Sabemos nós outros, há muito tempo, da múltipla esperteza de Sérgio Motta. Logo, sobra a segunda hipótese. E, nesse caso, suas críticas grosseiras e sua intangibilidade recaem, com todo o peso desmoralizador, sobre o chefe que se curva aos abusos e afrontas. Como dizem os intelectuais, "problema deles, tá?"
Mas a negação da autoria (mais uma) implica desfaçatez que, se não surpreende, nem por isso pode passar sem reação. Não pela pessoa, mas pelo cargo público que ocupa e não respeita. Ou seja, não respeita o público. O que se dá por diferentes maneiras: Michel Temer, o líder do PMDB na Câmara, por exemplo, dizia ontem em rádio que o que Sérgio Motta fez "não foi crítica ao governo, foi defesa", porque era um modo de "criticar como colaboração". E haja servilismo.
Diz Sérgio Motta: "Desminto integralmente as avaliações feitas a respeito do governo atribuídas a mim". Isto é que é onanismo, mental embora: toma o falso fingindo que é o verdadeiro.
Dois sentimentos
Como dizia Gilberto Gil, "vou fazer a louvação do que deve ser louvado". Pois que louvável tolerância a do governador Mário Covas, suportando, impassível, o dedo atrevido que a professora Delma Chamma lhe sacudiu no rosto. Tomara que em aula a mestra ofereça melhores exemplos. Ainda que para isso precise valer-se da foto de Covas tão admiravelmente contido ante o insulto.
Ainda com a professora como personagem, a Folha de ontem publicou uma entrevista que suscita o ímpeto oposto ao sugerido pelo gesto de Covas: "Folha - Quanto a senhora ganha por mês/Delza - R$ 154 por 121 horas-aulas mensais". O que vem a ser R$ 7,16 por dia de aula. Ou, pasme, R$ 1,27 por hora de aula.

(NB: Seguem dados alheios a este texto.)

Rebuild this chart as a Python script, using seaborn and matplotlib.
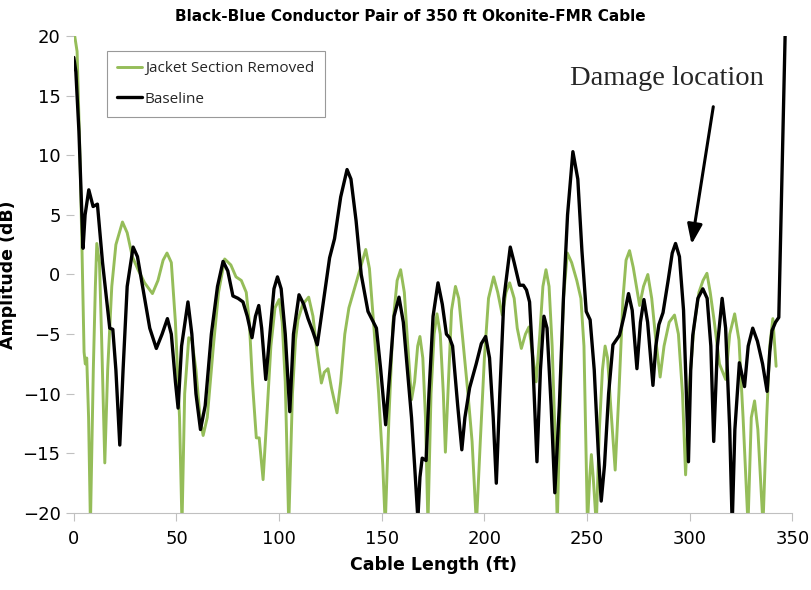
import numpy as np
import pandas as pd
import seaborn as sns
import matplotlib.pyplot as plt

# Baseline (black)
base_ft = [0, 1, 2.5, 4.5, 5.5, 7.3, 9.4, 11.5, 14, 17.5, 19, 20.5, 22.4, 24, 26, 28.9,
           31, 34, 37, 40.2, 43, 45.6, 47.5, 49.5, 50.8, 52.5, 55.6, 57.5, 59.5, 61.7,
           64, 67, 70, 72.7, 75, 77.5, 80, 82.4, 84.5, 86.8, 88.5, 90.1, 91.5, 93.5,
           95.5, 97.5, 99.2, 101, 103, 105.2, 107, 109.7, 112, 114.1, 116.5, 118.6,
           121, 124.6, 127, 130, 133.1, 135, 137.5, 140, 143.3, 147.4, 149.5, 151.9,
           154, 156, 158.4, 160.5, 162.5, 164.5, 166, 167.6, 168.6, 169.7, 171.6, 173,
           175, 177.4, 179.5, 181.5, 183, 184.5, 187, 189, 190.5, 192.8, 196, 198.5,
           200.6, 202.5, 204.3, 205.8, 207.5, 209.5, 212.6, 214.5, 217.1, 219, 220.5,
           222, 223.5, 225.6, 227.3, 229, 230.5, 232.5, 234.3, 236.5, 238.5, 240.5,
           243.1, 245.5, 247.5, 249.6, 251.5, 253.5, 255.5, 256.9, 258.5, 260.5, 262.6,
           265.8, 268, 270.2, 272, 274.3, 276, 277.7, 279.5, 282.1, 283.5, 285, 287,
           289.5, 291.5, 293.1, 295, 297, 298.2, 299.4, 300.5, 301.5, 304, 306.4, 308.5,
           310.3, 311.7, 313.5, 315.8, 317.5, 319.5, 320.7, 322, 324.2, 326.7, 328.5,
           330.7, 333, 335.5, 337.7, 339, 340.1, 341.8, 343.4, 346.6]
base_db = [18.2, 17.0, 12, 2.2, 5, 7.1, 5.7, 5.9, 1, -4.5, -4.6, -8, -14.3, -8, -1, 2.3,
           1.5, -1.5, -4.5, -6.2, -5, -3.7, -5, -9, -11.2, -6, -2.3, -5, -10, -13,
           -11, -5, -1, 1.1, 0.3, -1.8, -2, -2.3, -3.5, -5.3, -3.5, -2.6, -4.5, -8.8,
           -5, -1.2, -0.2, -1.2, -5, -11.5, -5, -1.7, -2.5, -3.7, -4.8, -5.9,
           -3, 1.4, 3, 6.5, 8.8, 8, 4.5, 0, -3.1, -4.5, -8, -12.6,
           -8, -3.5, -1.9, -4, -8, -12, -16, -20.5, -17, -15.4, -15.6, -10,
           -3.5, -0.7, -2.5, -5, -5.3, -6, -11, -14.7, -12, -9.5, -7.5, -5.8,
           -5.2, -7, -12, -17.5, -10, -2, 2.3, 1, -0.9, -0.9, -1.3,
           -2.3, -7, -15.7, -8, -3.5, -4.5, -11, -18.3, -11, -2, 5,
           10.3, 8, 2, -3.1, -3.8, -8, -15, -19.0, -16, -10, -5.9,
           -5.1, -3.5, -1.6, -3, -7.9, -4, -2.1, -4, -9.3, -6, -4.2, -3.2,
           -0.5, 1.8, 2.6, 1.5, -3, -9, -15.7, -8, -5.1, -2, -1.2, -2,
           -6, -14.0, -6, -2.0, -4.5, -13, -21, -13, -7.4, -9.4, -6,
           -4.5, -5.6, -7.5, -9.8, -6.5, -4.7, -4.0, -3.6, 21]

# Jacket Section Removed (green)
jack_ft = [0, 1.6, 3, 4, 5.0, 5.6, 6.3, 7.2, 8.1, 9.5, 10.5, 11.2, 12.5, 13.5, 15.1, 16.5,
           18.5, 20.5, 23.7, 26, 28.5, 31.3, 34.5, 38.3, 41, 43.5, 45.4, 47.5, 49.5,
           51.5, 52.7, 54, 56, 57.5, 59.5, 61.5, 63, 65, 68, 70.5, 73.5, 76.5, 79, 81.6,
           84, 85.5, 87, 88.9, 90.3, 92.2, 94, 96, 98, 100, 101.5, 103, 104.7, 106.5,
           108, 109.2, 111.5, 114.4, 116.5, 118.5, 120.6, 122, 123.8, 125.5, 128.2, 130,
           132, 134, 137, 140, 142.2, 144, 146, 148.5, 150.5, 151.7, 153.5, 155.5, 157.5,
           159.2, 161, 162.5, 164.5, 166, 167.5, 168.6, 170, 171.3, 172.5, 174, 175.5,
           176.9, 178.5, 180, 181, 182.5, 184, 185.9, 187.5, 189.5, 192, 194, 196.1, 198,
           200, 202, 204.5, 206.5, 208.7, 210.5, 212.3, 214.5, 216, 218, 220, 221.7,
           223.3, 225.2, 227, 228.5, 230, 231.5, 233, 234.5, 235.5, 237, 238.5, 240.4,
           242.5, 245, 247, 248.5, 250.2, 251.3, 252.1, 253, 254.5, 256, 257.5, 258.8,
           260, 261.5, 263.7, 265.5, 267.5, 269, 270.7, 272.5, 275.6, 277.5, 279.6,
           281.5, 283.5, 285.6, 287.5, 290, 292.6, 294.5, 296.5, 298, 300, 302, 304.5,
           306.5, 308.4, 310, 312, 314.5, 317.5, 319.5, 321.9, 324, 326, 328.4, 330,
           331.6, 333.2, 335.7, 337.5, 339, 340.5, 342.1]
jack_db = [20.5, 18.7, 10, 2, -6.5, -7.5, -7.0, -12, -21, -8, -1, 2.6, 1, -5, -15.8, -8,
           -1, 2.5, 4.4, 3.5, 1.5, 0.4, -0.7, -1.6, -0.5, 1.2, 1.8, 1, -4,
           -12, -21, -10, -5.3, -5.5, -8, -12, -13.5, -12, -6, -1.5, 1.3, 0.8, -0.2, -0.5,
           -1.5, -4, -9, -13.7, -13.7, -17.2, -12, -6, -2.8, -2.1, -4, -9, -21, -10,
           -5.5, -3.8, -2.5, -1.9, -3.5, -6.5, -9.1, -8.2, -7.9, -9.5, -11.6, -9,
           -5, -2.8, -1, 0.8, 2.1, 0.5, -4, -10, -16, -21, -12, -4, -0.5,
           0.4, -1.5, -5.5, -10.5, -9, -6, -5.2, -7, -12, -21, -10, -5,
           -3.3, -5, -10, -14.9, -9, -3, -1.0, -2, -5.5, -10, -14, -21, -14,
           -7, -2, -0.2, -1.5, -3.4, -1.5, -0.7, -2, -4.5, -6.2, -5, -4.4,
           -6.5, -9, -5, -1, 0.4, -1, -6, -14, -21, -10, -2, 1.8,
           1.0, -0.5, -2, -6, -21, -17, -15.1, -17, -21, -13, -8, -6.0,
           -7, -11, -16.4, -10, -2, 1.2, 2.0, 0.6, -2.6, -1, 0.0,
           -2, -5.5, -8.6, -6, -4, -3.4, -5, -10, -16.8, -9, -4.5, -1.5,
           -0.5, 0.1, -1.5, -4, -7.5, -8.8, -5, -3.3, -5.5, -12, -21, -12,
           -10.6, -13, -21, -12, -6, -3.7, -7.7]

green = "#95bd59"

fig, ax = plt.subplots(figsize=(8.11, 5.9), dpi=100)
fig.subplots_adjust(left=0.091, right=0.977, bottom=0.1305, top=0.939)
sns.set_style("white")
plt.rcParams['font.family'] = ['Open Sans', 'DejaVu Sans']

jack = pd.DataFrame({"ft": jack_ft, "db": jack_db})
base = pd.DataFrame({"ft": base_ft, "db": base_db})
sns.lineplot(data=jack, x="ft", y="db", ax=ax, color=green, lw=2.1,
             estimator=None, sort=False, label="Jacket Section Removed",
             solid_joinstyle="round")
sns.lineplot(data=base, x="ft", y="db", ax=ax, color="black", lw=2.4,
             estimator=None, sort=False, label="Baseline",
             solid_joinstyle="round")

ax.set_xlim(0, 350)
ax.set_ylim(-20, 20)
ax.set_xticks(range(0, 351, 50))
ax.set_yticks(range(-20, 21, 5))
for s in ["top", "right", "left"]:
    ax.spines[s].set_visible(False)
ax.spines["bottom"].set_color("#c0c0c0")
ax.tick_params(axis="both", colors="#c0c0c0", labelcolor="black", labelsize=13,
               length=6, direction="out")
ax.tick_params(axis="x", pad=6)

ax.set_title("Black-Blue Conductor Pair of 350 ft Okonite-FMR Cable",
             fontsize=11, fontweight="bold", pad=11, x=0.469)
ax.set_xlabel("Cable Length (ft)", fontsize=12.5, fontweight="bold", labelpad=6)
ax.set_ylabel("Amplitude (dB)", fontsize=12.5, fontweight="bold", labelpad=4)

leg = ax.legend(loc="upper left", bbox_to_anchor=(0.035, 0.985), frameon=True,
                fancybox=False, edgecolor="#808080", fontsize=11,
                handlelength=1.6, handletextpad=0.2, labelspacing=1.0,
                borderpad=0.7)
leg.get_frame().set_linewidth(0.8)

ax.annotate("", xy=(300.7, 2.3), xytext=(311.7, 14.3),
            arrowprops=dict(arrowstyle="-|>,head_length=1.2,head_width=0.45",
                            color="black", lw=2.2))
ax.text(336, 16.4, "Damage location", fontsize=20.5, family="Liberation Serif",
        ha="right", va="center")

fig.savefig("out.png", dpi=100)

Ah, como é fácil atribuir aos professores a degradação do ensino brasileiro. Como é fácil falar em reforma do ensino sem falar nos salários dos professores. Como é fácil falar na "necessidade de reciclagem" dos professores sem se ocupar da "reciclagem" de suas vidas. Como é fácil a um ministro dizer que dele "os professores podem esperar tudo, menos aumento salarial". Como é difícil que aconteça alguma coisa boa pelo ensino e alguma coisa boa pelo país enquanto o ensino for pensado sem que o professor o seja.